I’m a little bit in love with oil painter Susan Hodgin.
Okay, I’m in love with what she puts on canvas.
Hodgin is an abstract expressionist whose paintings are lush in their choice of rich colors. Spheres play an important role in her landscape-based work. She’s been studying maps and topography and examines the world from an aerial viewpoint, watching a map leave behind its strict lines until her eye rises above the clouds and the world becomes a sphere. Hodgin’s perspective is breathtaking.
- "Ocular," mixed media on canvas, 24" x 24", 2010
A student in the low-residency MFA program at the Massachusetts College of Art and Design, Hodgin works with circular shapes and lines, pours paint, and sees where it goes.
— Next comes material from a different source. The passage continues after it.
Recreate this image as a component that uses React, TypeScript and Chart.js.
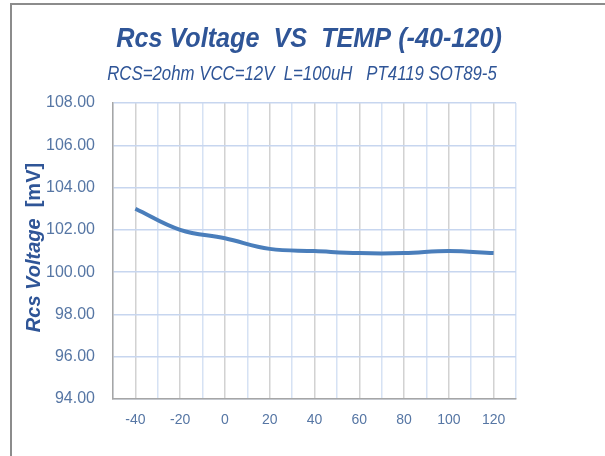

The program has allowed her to “unravel the tight ball in [her] work.” Working with oils, which hold color longer and are more mobile than quick-drying acrylics, has given her freedom.
Employed as a full-time artist since 2003, Hodgin is thankful to study in a scenic locale that historically became popular during the abstract expressionist period following World War II. Hodgin will graduate with a small class of mostly women with diverse ages. She’s enjoyed being exposed to her classmates’ life experience: “Everyone isn’t walking the same walk or talking the same talk.”
- "Inclination," mixed media on canvas, 40" x 40", 2010
On May 7, the Harrison Center for the Arts (1505 North Delaware Street) — where Hodgin also maintains studio space — will open its doors for an open house from 6:00 p.m. to 10:00 p.m. Soon, a series of stretched canvases that make up Hodgin’s 20-foot painting, “Gale,” will be installed in the Harrison’s underground. Her work will also be on display at the Indianapolis Art Center during the Broad Ripple Art Fair and she will have a few large pieces on display at Café Patachou downtown (225 West Washington Street) in June and July.